La collina. Sulla ripartizione della città interviene Lorenzo Martella, 35 anni, dal 2002 alle prese con compassi, matite e calibri. «A Montesilvano manca una zonizzazione netta e mancano le opere di urbanizzazione: normalmente si concedono prima le autorizzazioni e poi si costruiscono le strade, si allestiscono i servizi e altro. Qui accade però il contrario e il riferimento va soprattutto alla zona collinare. Comunque», precisa Martella, «bisognerebbe costruire meno e con più qualità». Una ricetta? «Potrebbe essere quella nella quale le cose fatte male rimangano come monito, in quanto la demolizione potrebbe essere un altro via libera a costruttori che potrebbero riprodurre le medesime opere».

«Città nata per caso». «Montesilvano? Una città nata per caso», rimarca Angelo Palanza, 69 anni, il quale, pur abitando nella città di Troiano Delfico, lavora a Pescara. «Montesilvano ha un piano regolatore che è andato avanti così, senza una logica. In città manca tutto: le strade sono strette, per dirne una, e c’è troppa cementificazione. Vicino ai Grandi alberghi ci sono migliaia e migliaia di appartamenti e sulla riviera c’è un restringimento».

«Crescita incontrollata». «Io credo che la situazione di Montesilvano sia analoga a quella di molte altre realtà», rileva un altro professionista locale, l’architetto Antonio D’Arcangelo, 63 anni, e da circa 40 impegnato in progettazioni. «Tuttavia si nota un errore, diciamo così, da passato remoto, consistente in una crescita incontrollata. Inoltre», segnala, «quanto ritenuto certo che si facesse, non è mai decollato. La sistemazione urbana è poi in decadimento». D’arcangelo poi ripropone il tema del collegamento mare-collina. «Si guardi la strada parco: altro non è che un’altra barriera, come la ferrovia divelta, tra la fascia marina e la parte alta della città».

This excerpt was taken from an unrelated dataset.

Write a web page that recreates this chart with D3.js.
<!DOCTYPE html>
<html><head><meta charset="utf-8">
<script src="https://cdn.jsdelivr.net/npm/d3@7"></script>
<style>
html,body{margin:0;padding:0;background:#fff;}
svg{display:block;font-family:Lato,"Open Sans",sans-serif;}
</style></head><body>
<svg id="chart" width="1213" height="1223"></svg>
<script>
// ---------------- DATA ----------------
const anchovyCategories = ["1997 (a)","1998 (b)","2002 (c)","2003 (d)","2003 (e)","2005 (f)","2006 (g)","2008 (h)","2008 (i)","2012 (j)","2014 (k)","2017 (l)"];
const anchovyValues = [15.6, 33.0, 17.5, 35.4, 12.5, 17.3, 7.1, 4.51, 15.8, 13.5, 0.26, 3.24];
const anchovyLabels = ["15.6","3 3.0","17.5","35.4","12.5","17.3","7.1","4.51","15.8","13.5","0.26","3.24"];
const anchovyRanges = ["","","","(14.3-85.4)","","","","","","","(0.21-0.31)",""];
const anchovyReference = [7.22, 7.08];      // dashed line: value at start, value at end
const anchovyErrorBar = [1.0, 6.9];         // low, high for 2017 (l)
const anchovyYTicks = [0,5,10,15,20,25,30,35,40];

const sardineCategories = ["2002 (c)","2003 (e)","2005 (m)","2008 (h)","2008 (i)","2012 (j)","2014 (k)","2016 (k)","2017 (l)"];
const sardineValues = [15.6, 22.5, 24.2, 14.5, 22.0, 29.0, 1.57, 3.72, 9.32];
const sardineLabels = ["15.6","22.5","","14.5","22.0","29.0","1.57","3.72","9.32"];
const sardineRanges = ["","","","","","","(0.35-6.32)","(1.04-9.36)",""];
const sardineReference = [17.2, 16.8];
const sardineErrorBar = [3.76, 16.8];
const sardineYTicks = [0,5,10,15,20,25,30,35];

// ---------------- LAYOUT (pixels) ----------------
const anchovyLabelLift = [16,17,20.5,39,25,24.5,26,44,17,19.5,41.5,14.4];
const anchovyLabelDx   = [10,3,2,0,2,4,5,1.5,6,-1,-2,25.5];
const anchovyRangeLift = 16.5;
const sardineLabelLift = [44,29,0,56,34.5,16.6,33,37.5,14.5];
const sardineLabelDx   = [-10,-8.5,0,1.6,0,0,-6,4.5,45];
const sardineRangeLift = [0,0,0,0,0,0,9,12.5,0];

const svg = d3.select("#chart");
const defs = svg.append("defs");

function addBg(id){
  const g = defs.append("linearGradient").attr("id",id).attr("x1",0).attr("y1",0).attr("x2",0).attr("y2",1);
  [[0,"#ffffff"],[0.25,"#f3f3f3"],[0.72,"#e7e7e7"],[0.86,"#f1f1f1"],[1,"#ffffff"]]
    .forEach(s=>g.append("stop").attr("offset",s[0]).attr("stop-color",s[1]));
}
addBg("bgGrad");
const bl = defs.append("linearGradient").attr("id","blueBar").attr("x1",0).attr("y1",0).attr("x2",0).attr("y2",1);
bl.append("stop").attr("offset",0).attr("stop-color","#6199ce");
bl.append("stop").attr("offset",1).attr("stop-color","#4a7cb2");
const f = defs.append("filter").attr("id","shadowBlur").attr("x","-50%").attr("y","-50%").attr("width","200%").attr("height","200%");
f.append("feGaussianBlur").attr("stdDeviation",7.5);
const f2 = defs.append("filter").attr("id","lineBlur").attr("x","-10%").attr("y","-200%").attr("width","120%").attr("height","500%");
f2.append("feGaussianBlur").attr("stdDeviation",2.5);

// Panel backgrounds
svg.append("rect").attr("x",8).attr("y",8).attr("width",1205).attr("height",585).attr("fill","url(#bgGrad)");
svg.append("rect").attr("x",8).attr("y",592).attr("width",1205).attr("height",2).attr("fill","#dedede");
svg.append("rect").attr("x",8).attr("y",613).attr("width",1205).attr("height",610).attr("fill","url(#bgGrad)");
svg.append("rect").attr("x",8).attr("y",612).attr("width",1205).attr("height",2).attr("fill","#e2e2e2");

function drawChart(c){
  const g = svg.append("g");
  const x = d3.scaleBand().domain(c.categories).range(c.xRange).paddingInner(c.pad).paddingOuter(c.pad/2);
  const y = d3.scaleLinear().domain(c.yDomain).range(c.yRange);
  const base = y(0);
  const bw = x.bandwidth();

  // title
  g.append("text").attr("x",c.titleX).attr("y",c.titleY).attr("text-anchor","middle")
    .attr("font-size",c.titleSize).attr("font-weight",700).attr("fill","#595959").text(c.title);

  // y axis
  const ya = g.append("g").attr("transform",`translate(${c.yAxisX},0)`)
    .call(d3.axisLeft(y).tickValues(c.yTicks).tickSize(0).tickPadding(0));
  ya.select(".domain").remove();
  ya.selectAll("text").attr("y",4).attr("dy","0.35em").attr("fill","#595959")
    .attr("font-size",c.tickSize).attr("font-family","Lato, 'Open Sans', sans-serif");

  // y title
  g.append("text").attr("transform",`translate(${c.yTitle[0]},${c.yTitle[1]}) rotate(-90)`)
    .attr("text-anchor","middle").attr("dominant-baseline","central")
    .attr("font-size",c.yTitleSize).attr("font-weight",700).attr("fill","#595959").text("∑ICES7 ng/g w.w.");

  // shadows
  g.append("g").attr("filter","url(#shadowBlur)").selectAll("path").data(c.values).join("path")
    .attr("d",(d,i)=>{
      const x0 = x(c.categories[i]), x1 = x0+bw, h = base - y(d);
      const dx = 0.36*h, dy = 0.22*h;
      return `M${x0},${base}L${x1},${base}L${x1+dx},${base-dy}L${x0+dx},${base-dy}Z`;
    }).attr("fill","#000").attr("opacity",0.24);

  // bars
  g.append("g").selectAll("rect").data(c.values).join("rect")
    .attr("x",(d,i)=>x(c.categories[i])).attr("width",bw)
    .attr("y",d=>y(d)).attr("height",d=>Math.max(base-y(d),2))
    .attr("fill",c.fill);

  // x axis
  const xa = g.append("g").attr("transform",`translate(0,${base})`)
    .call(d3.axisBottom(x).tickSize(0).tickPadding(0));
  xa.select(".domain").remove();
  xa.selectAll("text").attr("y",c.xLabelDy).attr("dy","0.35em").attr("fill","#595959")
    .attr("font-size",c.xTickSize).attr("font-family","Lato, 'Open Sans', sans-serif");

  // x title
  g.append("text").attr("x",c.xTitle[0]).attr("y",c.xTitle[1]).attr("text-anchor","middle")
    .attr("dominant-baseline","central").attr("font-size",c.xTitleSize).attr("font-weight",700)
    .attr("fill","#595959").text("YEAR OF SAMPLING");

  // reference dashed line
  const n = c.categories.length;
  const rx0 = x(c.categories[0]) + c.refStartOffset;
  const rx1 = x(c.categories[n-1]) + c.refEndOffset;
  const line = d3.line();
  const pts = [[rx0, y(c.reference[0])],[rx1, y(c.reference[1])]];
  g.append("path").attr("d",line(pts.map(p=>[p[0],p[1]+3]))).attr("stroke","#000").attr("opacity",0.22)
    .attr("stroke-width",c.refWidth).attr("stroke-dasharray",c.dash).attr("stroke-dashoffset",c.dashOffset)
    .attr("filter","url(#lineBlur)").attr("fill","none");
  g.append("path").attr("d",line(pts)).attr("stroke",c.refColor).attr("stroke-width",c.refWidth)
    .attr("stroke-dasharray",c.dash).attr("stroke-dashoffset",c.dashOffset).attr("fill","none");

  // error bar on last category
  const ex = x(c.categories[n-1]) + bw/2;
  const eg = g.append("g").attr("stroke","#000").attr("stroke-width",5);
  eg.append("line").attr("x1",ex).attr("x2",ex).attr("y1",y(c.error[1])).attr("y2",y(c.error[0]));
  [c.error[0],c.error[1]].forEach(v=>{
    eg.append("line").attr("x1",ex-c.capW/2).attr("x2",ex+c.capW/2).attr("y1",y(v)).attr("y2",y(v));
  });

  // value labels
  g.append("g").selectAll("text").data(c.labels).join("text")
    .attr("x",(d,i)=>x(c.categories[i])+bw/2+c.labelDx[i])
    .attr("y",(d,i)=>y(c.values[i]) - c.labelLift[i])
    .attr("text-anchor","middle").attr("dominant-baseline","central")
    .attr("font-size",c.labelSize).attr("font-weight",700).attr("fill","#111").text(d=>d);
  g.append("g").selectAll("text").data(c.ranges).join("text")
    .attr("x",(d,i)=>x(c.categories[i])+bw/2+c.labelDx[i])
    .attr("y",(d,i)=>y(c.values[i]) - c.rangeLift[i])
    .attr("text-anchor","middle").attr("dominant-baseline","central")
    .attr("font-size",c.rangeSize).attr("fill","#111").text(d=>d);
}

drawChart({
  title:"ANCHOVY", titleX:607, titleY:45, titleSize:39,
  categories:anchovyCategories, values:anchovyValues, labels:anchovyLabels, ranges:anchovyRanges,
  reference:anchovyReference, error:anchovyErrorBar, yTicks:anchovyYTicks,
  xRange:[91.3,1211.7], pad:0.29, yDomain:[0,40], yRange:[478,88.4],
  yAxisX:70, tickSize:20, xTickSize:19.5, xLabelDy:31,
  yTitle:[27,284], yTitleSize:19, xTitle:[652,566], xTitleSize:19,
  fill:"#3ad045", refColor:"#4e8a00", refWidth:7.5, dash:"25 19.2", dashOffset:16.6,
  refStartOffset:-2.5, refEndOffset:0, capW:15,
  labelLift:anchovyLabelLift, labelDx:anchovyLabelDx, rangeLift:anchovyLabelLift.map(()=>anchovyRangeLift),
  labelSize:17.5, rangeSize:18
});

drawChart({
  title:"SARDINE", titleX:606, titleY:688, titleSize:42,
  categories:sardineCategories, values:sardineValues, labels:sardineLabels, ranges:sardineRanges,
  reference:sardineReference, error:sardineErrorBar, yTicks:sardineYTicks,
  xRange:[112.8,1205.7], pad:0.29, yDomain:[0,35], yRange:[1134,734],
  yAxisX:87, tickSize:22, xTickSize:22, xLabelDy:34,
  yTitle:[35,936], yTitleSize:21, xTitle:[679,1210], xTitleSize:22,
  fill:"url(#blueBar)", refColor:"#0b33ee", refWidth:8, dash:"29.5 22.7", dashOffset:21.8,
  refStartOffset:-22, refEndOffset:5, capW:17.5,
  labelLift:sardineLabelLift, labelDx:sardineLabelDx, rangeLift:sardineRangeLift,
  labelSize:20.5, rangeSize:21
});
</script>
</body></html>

Parcheggi e scuole. Critico anche Bruno Di Fonzo, 71 anni, dei quali 40 da architetto: «Alcune aree destinate ai parcheggi e alle scuole sono state trasformate. Mentre in collina, da una cubatura prevista di 100 mila metri cubi, sono arrivati a 5 o 6 volte tanto».

«Città esplosa». Sull’argomento interviene anche Marco Volpe, 48 anni, ex presidente provinciale dell’Ordine degli architetti, reduce da un convegno romano nel quale ha trattato proprio la situazione urbanistica di Montesilvano. «L’ultimo piano regolatore ha detto il dove, ma non il quando: e quindi Montesilvano in pochissimi anni è esplosa», mette in luce Volpe, che, tra l’altro, è anche presidente dell’associazione Bene Comune. «La collina poi è compromessa e bisogna capire come sostituire parti della città, nelle quali, in certi punti, non entrano un’automobile ed un pedone insieme. Montesilvano, sarà un luogo comune, ma è così, non ha identità, e pertanto un pensiero volto ad un centro urbano fa bene, poiché la città è costruita intorno alle infrastrutture. Dunque si pensi ad un centro urbano», esorta Volpe. «E in tal senso non ci si concentri solo sulla zona del Comune o su quella della stazione ferroviaria, ma si guardi verso il mare. Montesilvano, infatti, dovrebbe puntare sul turismo». Il cono di luce poi si sofferma su alcune zone: «In via Roma, in via san Francesco, in via san Pietro e in via san Domenico vi sono edifici fatiscenti e aree private vuote. Pertanto», conclude Volpe, «si attui un meccanismo pubblico-privato di sostituzioni di queste parti, associato a un rilancio del commercio».